Visit the Wicked City

by Scott

wicked city.jpg

After finishing school at Auburn, Ace Atkins worked the crime beat as a reporter for The Tampa Tribune. During his time with the paper, he was nominated for a Pulitzer Prize as a result of his work on a series of articles investigating a decades-old murder.

Ace quit journalism to write fiction fulltime and published the novels Crossroads Blues, Leavin' Trunk Blues, Dark End of the Street, and Dirty South.

But he returned to that unsolved murder from Tampa for his critically acclaimed 2006 novel White Shadow. Carl Hiaasen said the book "is classic Florida noir, a great crime novel set in the fabulously crime-ridden '50s. Ace Atkins has done a superb job of re-creating old Tampa, a place whose underworld was as dangerous and debauched as Chicago's in its prime."

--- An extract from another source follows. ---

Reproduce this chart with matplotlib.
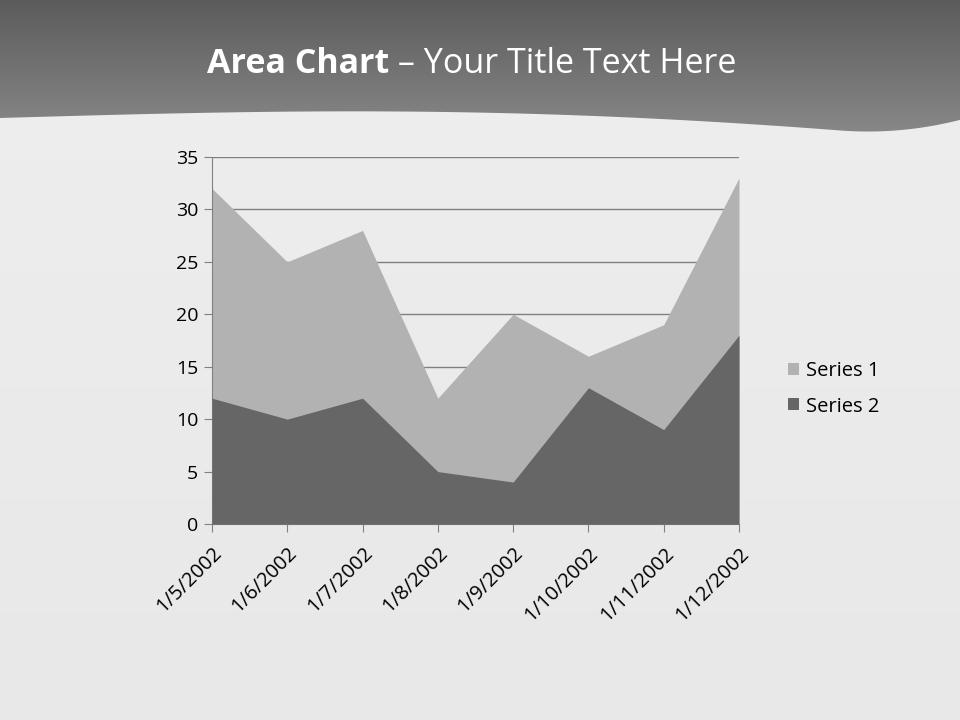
import numpy as np
import matplotlib.pyplot as plt
from matplotlib.patches import Polygon

dates = ["1/5/2002", "1/6/2002", "1/7/2002", "1/8/2002",
         "1/9/2002", "1/10/2002", "1/11/2002", "1/12/2002"]
series1 = [32, 25, 28, 12, 20, 16, 19, 33]
series2 = [12, 10, 12, 5, 4, 13, 9, 18]
yticks = [0, 5, 10, 15, 20, 25, 30, 35]

FONT = "Open Sans"

fig = plt.figure(figsize=(9.6, 7.2), dpi=100)
fig.patch.set_facecolor("#e9e9e9")

# background layer in pixel coordinates
bg = fig.add_axes([0, 0, 1, 1], zorder=0)
bg.set_xlim(0, 960)
bg.set_ylim(720, 0)
bg.axis("off")

# light background: soft vertical gradient
grad = np.linspace(0, 1, 256).reshape(-1, 1)
bg.imshow(np.dstack([0.935 - 0.025 * grad] * 3), extent=[0, 960, 720, 0], aspect="auto")

# dark header band with wavy bottom edge
xs = np.linspace(0, 960, 200)
edge = 118 - 8 * np.sin(xs / 960 * np.pi * 1.1) + 20 * (xs / 960) ** 3
edge = np.where(xs > 840, edge - (xs - 840) ** 2 / 700, edge)
hdr = np.linspace(0, 1, 256).reshape(-1, 1)
hdr_img = np.dstack([0.36 + 0.18 * hdr] * 3)
im = bg.imshow(hdr_img, extent=[0, 960, 140, 0], aspect="auto", zorder=1)
clip = Polygon(np.column_stack([np.r_[xs, 960, 0], np.r_[edge, 0, 0]]),
               closed=True, transform=bg.transData, facecolor="none", edgecolor="none")
bg.add_patch(clip)
im.set_clip_path(clip)

# title: bold part + regular part
t1 = fig.text(207 / 960, 1 - 64 / 720, "Area Chart", color="white", fontsize=24.5,
              fontweight="bold", family=FONT, ha="left", va="center")
fig.canvas.draw()
bb = t1.get_window_extent()
fig.text(bb.x1 / 960, 1 - 64 / 720, " – Your Title Text Here", color="white",
         fontsize=24.5, family=FONT, ha="left", va="center")

# chart
ax = fig.add_axes([212 / 960, 1 - 524 / 720, 527 / 960, 367 / 720], zorder=2)
ax.patch.set_alpha(0)
x = np.arange(len(dates))
ax.fill_between(x, 0, series1, color="#b2b2b2", linewidth=0, label="Series 1", zorder=2)
ax.fill_between(x, 0, series2, color="#666666", linewidth=0, label="Series 2", zorder=3)

ax.set_xlim(0, len(dates) - 1)
ax.set_ylim(0, 35)
ax.set_yticks(yticks)
ax.set_xticks(x)
ax.set_xticklabels(dates, rotation=45, ha="right", rotation_mode="anchor",
                   fontsize=14.5, family=FONT)
ax.set_yticklabels([str(v) for v in yticks], fontsize=14, family=FONT)
ax.grid(axis="y", color="#808080", linewidth=1)
ax.set_axisbelow(True)
for s in ["top", "right"]:
    ax.spines[s].set_visible(False)
ax.spines["left"].set_color("#808080")
ax.spines["bottom"].set_color("#808080")
ax.tick_params(axis="both", color="#808080", length=6, pad=4)
ax.tick_params(axis="x", pad=8)

fig.legend(loc="center left", bbox_to_anchor=(770 / 960, 1 - 389 / 720), frameon=False,
           prop={"family": FONT, "size": 14.5}, handlelength=0.55,
           handleheight=0.55, handletextpad=0.35, labelspacing=0.75)

fig.savefig("out.png", dpi=100, facecolor=fig.get_facecolor())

Now, Atkins turns to the sordid Phenix City in his homestate of Alabama. Journalists of the 1950's labeled the town "the wickedest city in America." And when do-gooder attorney Albert Patterson is mowed down by gunfire on a busy street, the state governor has to actually send in the National Guard to restore some semblance of order. But this isn't the Guard's fight.

Instead, the fate of Phenix City falls to normal citizens such as Lamar Murphy, a former boxer-turned-gas station owner. Murphy and a few other brave townspeople fight to purge the city of pimps, bootleggers, prostitutes, illegal gamblers, and crooked politicians in this gripping novel.

Filled with historical fact, this novel is a classic page-turner in the true sense of the phrase.